You can see from the second picture that the trail-building involved some hard work, cutting through stone to create ledges to hike on. Biddle also had to install steel railings and build wooden cross-walks (some of which cross over trail below on switchbacks). I found it to be a strenuous but exhilarating one-mile (1.6 kilometers) hike, made more exciting by the presence of a storm that blew through while I was on the trail. The hard wind drove tiny ice pellets nearly sideways for just a few minutes. By watching the clouds I had anticipated the storm and was able to find shelter under a rock outcropping beside the trail. The view from the top was "tremendious," to borrow a spelling from Lewis and Clark.

 
May 1, 2001
Washtucna, Washington


"Drewyer's River" - Lyons Ferry State Park

Lewis and Clark named this river, which flows into the Snake River from the north, "Drewyer's River." It is known today as the Palouse River, probably named by French fur trappers who came through the area a few years later, unaware that the river had been previously named.

The expedition passed this point on October 13, 1805, and Lewis and Clark decided on the name "Drewyer's River" in honor of George Drouillard, a civilian member of the expedition. They spelled his name phonetically as "Drewyer" in their journals. Drouillard was French-Canadian and Indian and was one of the civilians on the expedition roster. (Most of the others were in the military, including captains Lewis and Clark.)

All through the journals, there are many references to Drewyer excelling as a tracker, hunter, scout, and interpreter. He was considered by Lewis and Clark to be one of the most valuable men on the expedition.

Two years after the expedition returned to St. Louis, Drouillard joined forces with a fur trader, Manuel Lisa. The Corps of Discovery had met Lisa at their winter quarters with the Mandan Indians in 1804-1805, in what later became North Dakota. Lisa later set up a fur trading post at Three Forks, Montana, and Drouillard and others trapped beaver for him on the upper Missouri and Yellowstone Rivers. Blackfeet Indians shot and killed Drouillard in 1810.

Today this river valley bottom is filled with water which is backed up behind a reservoir on the nearby Snake River. It was a still morning when I visited this site. There was not a sound to be heard except bird song. As I walked along the top of the grassy area above the beach I spied three families of Canada geese with their fluffy little gray goslings waddling along down at the beach.
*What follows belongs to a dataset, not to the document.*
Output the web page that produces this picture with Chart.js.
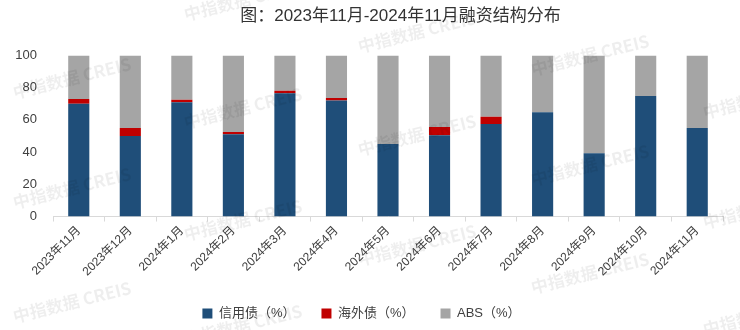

I stood as quietly as I could, and they remained where they were--but wary and watching me. When my other camera clicked, they all scurried into the water, mothers and fathers swimming on opposite sides of their own goslings to keep them safe from danger as they paddled away. I took this picture with the digital camera after they were gone from sight and I could walk down to their beach. I was sorry I'd disturbed the morning peacefulness for them.

Drouillard would like this place the way it looks today, even though it's very different from how it looked the day he got a river named after himself.